I think there is an anticlimax, but it has nothing to do with Gollum. His part was superbly written, with Tolkien delivering some very poignant moral lessons along with a perfect ending for the ring. Even more, Gollum's role is wrapped up nicely without loose ends. His anticlimax is the long and slow wind-down, capped by the Scouring of the Shire...in which Saruman suddenly makes a reappearance and then dies quietly. I love that part, but looked at objectively it is a little odd.


----------



## Wonko The Sane (Jan 23, 2006)

Hammersmith said:


> I think there is an anticlimax, but it has nothing to do with Gollum. His part was superbly written, with Tolkien delivering some very poignant moral lessons along with a perfect ending for the ring. Even more, Gollum's role is wrapped up nicely without loose ends. His anticlimax is the long and slow wind-down, capped by the Scouring of the Shire...in which Saruman suddenly makes a reappearance and then dies quietly. I love that part, but looked at objectively it is a little odd.
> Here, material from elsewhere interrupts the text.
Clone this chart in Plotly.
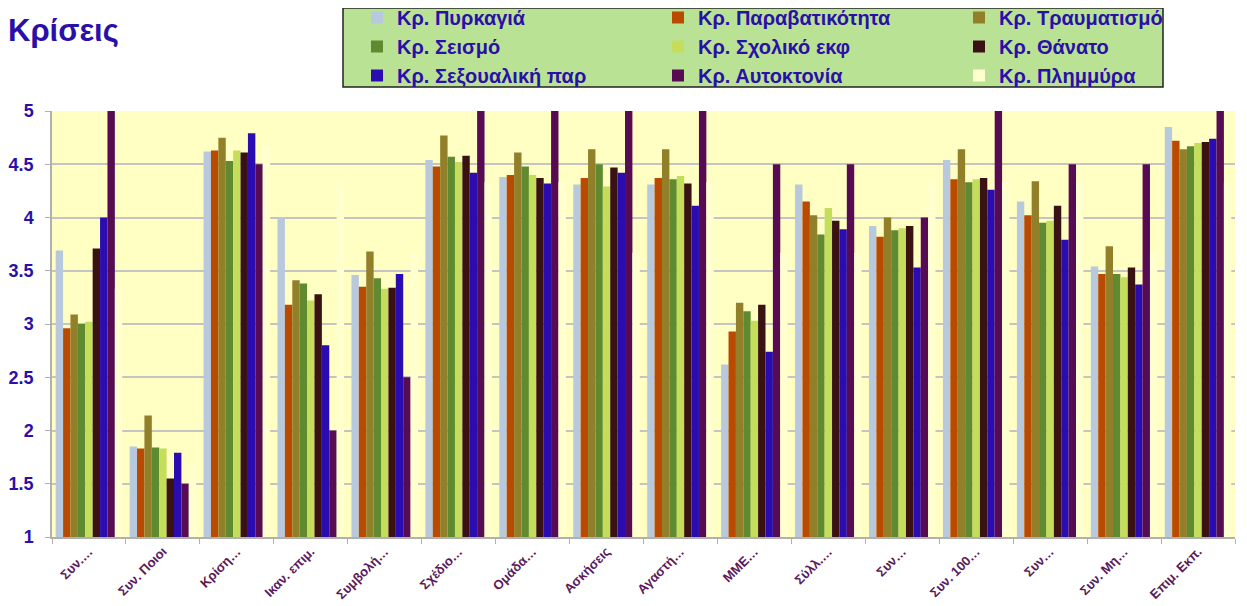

I would agree. I found it a bit out of place the first time I read it. I enjoyed it after going back and re-reading that section just to understand it more, but at the time I was so confused. I was so bewildered with a sense of "What's this and what is it doing here" that I found it hard to focus on that part of the story.

I think now that the long slow wind down was the perfect ending to a book with a long slow beginning.


----------



## Noldor_returned (Jan 23, 2006)

The first time I read LOTR I was about 10, and it was hard to understand. 4 years on, having read many times more, I understand it better each time. That part is one that I re-read over and over.


----------



## Voronwë (Jan 25, 2006)

I think it all happens a little suddenly, which can make it feel a little anti-climatic the first time you read it I suppose. However, I really like the little aftersection (well...its a few chapters actually) that follow the ring's destruction and think it adds a very different feeling to what would be the end of the book. Most stories have a little 'happy ever after' as soon as the goal of it is completed, but in LotR it is not so, and I think that makes it feel more completed.


----------



## Noldor_returned (Jan 26, 2006)

I agree...Just imagine if Tolkien had left it with the Ring being destroyed...how many questions would we have? How different would the world be? Would it still be one of the best books ever?


----------



## Voronwë (Jan 26, 2006)

Well, yeah it still would be lol. However, I think its certainly something that makes LotR stand out even more from normal novels. It feels sort of like a little reward, having read 800 odd pages of how hopeless the quest is (and thus, the fight for middle-earth), its only fair you get an extra 200 pages that make everything seem wonderful


----------



## Annaheru (Jan 26, 2006)

Actually, the first time I read RoTK something happened (I think it was my brother chipping my tooth, and the resulting root-canal), and I never finished it- left off at the end of chapter 4 (The Field of Cormallen). After that first reading the book seemed incomplete and listless. The next time a read it I found out I hadn't finished it, and wow what a difference. So many of the questions left within the text (i.e. Sam's wonderings about his gaffer) were addressed. The story finally felt complete. So no, the finish was not anticlimatic, rather to have left off on the mountain or the Field of Cormallen would have been anteclimatic. It would have left us with a profound feeling of futility: yeah, we won, and now we're going to stay in this moment forever. Tolkien's ending does give place to that true to experience idea that life goes on.
Just my opinion.


----------



## ingolmo (Jan 27, 2006)

It wasn't an anti-climax.

Gollum had to be the one to be the end of the Ring, because:
-Gandalf had remarked that he thought that Gollum still had a part to play 
in the story. Gandalf had to be right.
-It would only have been right if Frodo would have at some time been corrupted by the Ring. He wasn't a super-hobbit, that he would resist the ring till the end.
-Symbolically too, Gollum had to be the one to bring an end to the ring.
It was because of him that the saga restarted, so he had to finish it.


----------



## Wonko The Sane (Jan 27, 2006)

ingolmo said:


> It wasn't an anti-climax.
> 
> Gollum had to be the one to be the end of the Ring, because:
> -Gandalf had remarked that he thought that Gollum still had a part to play
> in the story. Gandalf had to be right.



Gandalf could have been right if Gollum had just lead Frodo and Sam to Mordor though couldn't he? That was a part to play, and they couldn't have done it without him...

Sorry, just had to point that out. Many aspects of Gollum's involvement could have proved Gandalf right.


----------